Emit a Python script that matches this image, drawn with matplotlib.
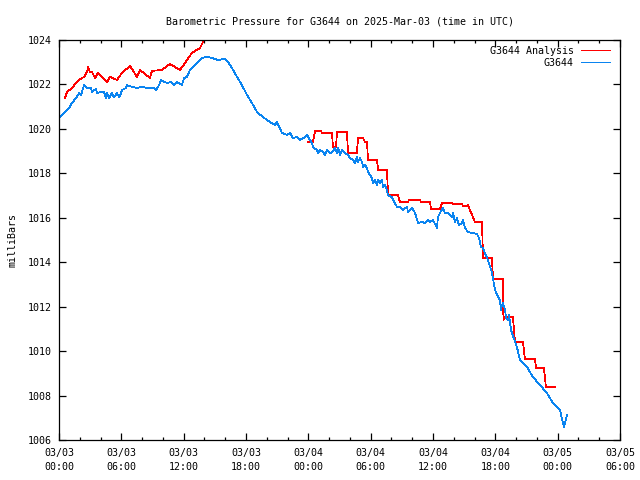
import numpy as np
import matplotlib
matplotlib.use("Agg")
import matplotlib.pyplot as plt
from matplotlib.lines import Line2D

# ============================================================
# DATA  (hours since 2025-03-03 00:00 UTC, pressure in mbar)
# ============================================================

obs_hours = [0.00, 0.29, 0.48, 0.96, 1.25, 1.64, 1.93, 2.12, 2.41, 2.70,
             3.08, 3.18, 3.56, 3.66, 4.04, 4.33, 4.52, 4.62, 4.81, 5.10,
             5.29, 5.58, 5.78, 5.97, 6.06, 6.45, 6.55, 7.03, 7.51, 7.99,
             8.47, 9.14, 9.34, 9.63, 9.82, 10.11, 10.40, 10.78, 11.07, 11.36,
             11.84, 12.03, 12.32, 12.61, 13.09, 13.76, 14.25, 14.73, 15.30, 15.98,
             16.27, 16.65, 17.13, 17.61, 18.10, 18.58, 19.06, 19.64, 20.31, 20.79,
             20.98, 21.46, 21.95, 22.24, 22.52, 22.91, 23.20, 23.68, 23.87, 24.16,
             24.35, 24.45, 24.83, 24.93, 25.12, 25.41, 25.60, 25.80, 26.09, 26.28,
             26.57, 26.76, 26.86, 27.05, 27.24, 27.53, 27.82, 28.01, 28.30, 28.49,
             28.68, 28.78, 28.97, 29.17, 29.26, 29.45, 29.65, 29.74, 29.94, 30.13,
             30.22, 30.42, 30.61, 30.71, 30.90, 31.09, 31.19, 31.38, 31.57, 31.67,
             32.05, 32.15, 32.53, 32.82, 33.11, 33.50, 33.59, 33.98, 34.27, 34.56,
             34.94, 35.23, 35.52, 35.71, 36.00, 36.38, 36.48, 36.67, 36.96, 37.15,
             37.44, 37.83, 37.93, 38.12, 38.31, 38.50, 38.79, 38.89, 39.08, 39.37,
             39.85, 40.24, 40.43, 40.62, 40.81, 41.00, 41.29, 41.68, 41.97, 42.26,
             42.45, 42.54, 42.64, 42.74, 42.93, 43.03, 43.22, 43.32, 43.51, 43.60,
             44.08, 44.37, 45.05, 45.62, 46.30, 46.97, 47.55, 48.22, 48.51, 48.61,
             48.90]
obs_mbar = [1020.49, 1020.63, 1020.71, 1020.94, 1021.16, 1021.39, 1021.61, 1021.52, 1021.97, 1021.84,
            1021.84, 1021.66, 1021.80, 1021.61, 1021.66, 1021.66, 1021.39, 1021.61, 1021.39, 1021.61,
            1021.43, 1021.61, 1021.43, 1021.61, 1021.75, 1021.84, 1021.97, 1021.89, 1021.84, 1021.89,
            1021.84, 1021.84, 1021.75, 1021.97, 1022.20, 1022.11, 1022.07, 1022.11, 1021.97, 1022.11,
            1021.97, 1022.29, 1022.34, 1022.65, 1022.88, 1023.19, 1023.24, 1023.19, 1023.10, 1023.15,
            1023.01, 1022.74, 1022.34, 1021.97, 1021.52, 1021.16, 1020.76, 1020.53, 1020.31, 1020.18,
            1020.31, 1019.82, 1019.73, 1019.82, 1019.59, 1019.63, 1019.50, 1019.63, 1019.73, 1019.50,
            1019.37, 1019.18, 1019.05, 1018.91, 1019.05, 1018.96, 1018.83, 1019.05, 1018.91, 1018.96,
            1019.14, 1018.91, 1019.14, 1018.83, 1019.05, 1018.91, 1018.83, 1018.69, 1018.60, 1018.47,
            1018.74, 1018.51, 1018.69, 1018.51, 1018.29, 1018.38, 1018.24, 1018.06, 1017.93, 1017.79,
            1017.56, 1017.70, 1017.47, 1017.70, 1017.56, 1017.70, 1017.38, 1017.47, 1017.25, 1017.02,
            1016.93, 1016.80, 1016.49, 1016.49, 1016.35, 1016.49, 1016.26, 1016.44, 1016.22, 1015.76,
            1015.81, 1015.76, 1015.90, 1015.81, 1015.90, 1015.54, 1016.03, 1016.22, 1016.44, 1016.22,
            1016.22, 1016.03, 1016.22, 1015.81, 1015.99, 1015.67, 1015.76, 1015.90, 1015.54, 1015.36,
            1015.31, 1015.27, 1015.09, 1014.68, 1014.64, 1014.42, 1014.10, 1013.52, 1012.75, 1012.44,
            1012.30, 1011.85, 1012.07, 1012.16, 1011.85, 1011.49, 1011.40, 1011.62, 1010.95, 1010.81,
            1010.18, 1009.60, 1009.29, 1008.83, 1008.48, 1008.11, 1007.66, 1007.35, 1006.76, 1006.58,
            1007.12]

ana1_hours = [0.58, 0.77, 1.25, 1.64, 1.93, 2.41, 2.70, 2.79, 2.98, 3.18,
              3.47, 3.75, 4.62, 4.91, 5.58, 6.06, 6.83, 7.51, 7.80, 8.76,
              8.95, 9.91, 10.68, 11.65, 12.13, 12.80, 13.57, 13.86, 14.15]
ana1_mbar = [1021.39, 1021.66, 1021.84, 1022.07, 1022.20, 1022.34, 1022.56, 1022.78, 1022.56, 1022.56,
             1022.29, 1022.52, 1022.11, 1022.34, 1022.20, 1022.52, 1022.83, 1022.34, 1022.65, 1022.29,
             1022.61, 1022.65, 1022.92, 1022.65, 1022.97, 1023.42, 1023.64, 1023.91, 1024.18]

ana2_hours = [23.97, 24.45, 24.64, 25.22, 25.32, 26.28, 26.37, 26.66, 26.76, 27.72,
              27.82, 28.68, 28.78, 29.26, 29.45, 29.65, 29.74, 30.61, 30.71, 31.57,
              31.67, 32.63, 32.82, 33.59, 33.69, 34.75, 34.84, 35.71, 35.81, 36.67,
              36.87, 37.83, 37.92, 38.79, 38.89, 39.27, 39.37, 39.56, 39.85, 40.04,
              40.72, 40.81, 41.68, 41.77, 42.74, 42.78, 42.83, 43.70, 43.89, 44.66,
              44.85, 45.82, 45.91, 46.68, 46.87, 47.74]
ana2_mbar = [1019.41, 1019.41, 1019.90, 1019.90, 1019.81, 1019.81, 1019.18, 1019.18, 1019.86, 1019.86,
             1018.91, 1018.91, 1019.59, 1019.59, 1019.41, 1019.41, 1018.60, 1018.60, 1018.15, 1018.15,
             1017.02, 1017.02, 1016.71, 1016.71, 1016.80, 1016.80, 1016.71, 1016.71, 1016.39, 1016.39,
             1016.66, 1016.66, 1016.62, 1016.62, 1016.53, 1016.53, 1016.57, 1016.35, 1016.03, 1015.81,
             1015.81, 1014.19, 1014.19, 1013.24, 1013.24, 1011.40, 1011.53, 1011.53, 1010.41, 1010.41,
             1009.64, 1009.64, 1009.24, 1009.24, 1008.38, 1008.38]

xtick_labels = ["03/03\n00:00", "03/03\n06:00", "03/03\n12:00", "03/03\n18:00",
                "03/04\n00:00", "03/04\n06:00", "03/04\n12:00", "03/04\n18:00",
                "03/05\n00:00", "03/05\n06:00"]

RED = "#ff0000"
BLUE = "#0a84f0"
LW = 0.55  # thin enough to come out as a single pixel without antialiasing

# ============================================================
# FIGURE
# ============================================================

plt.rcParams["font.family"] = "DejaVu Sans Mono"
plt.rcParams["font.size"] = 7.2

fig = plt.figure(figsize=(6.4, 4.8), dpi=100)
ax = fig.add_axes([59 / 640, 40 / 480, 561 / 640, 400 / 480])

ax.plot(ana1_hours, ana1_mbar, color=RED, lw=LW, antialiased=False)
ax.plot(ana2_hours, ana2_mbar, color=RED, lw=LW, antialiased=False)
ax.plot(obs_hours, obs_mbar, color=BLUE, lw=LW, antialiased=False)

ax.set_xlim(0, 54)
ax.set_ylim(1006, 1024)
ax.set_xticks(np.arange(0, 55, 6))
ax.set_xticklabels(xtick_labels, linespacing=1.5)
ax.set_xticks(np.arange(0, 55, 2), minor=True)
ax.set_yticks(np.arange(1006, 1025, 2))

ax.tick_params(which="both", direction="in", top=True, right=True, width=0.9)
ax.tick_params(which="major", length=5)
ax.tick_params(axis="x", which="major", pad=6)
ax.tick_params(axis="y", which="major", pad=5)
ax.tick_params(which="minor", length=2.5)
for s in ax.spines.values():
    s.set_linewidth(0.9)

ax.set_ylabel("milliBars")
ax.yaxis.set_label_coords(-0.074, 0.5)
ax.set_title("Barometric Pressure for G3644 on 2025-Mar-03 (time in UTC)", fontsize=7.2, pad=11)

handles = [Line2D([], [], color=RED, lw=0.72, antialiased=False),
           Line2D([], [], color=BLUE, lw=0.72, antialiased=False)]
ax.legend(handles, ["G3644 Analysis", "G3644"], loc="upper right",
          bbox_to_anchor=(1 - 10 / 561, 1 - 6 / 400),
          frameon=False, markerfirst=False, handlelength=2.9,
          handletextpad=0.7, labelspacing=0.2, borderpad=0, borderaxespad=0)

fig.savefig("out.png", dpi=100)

» **AIM**:
From the opening line of the listing above through the line bearing "from matplotlib.lines import Line2D", repeat each line exactly. Drop every picture.

» **RESULT**:
Emit a Python script that matches this image, drawn with matplotlib.
import numpy as np
import matplotlib
matplotlib.use("Agg")
import matplotlib.pyplot as plt
from matplotlib.lines import Line2D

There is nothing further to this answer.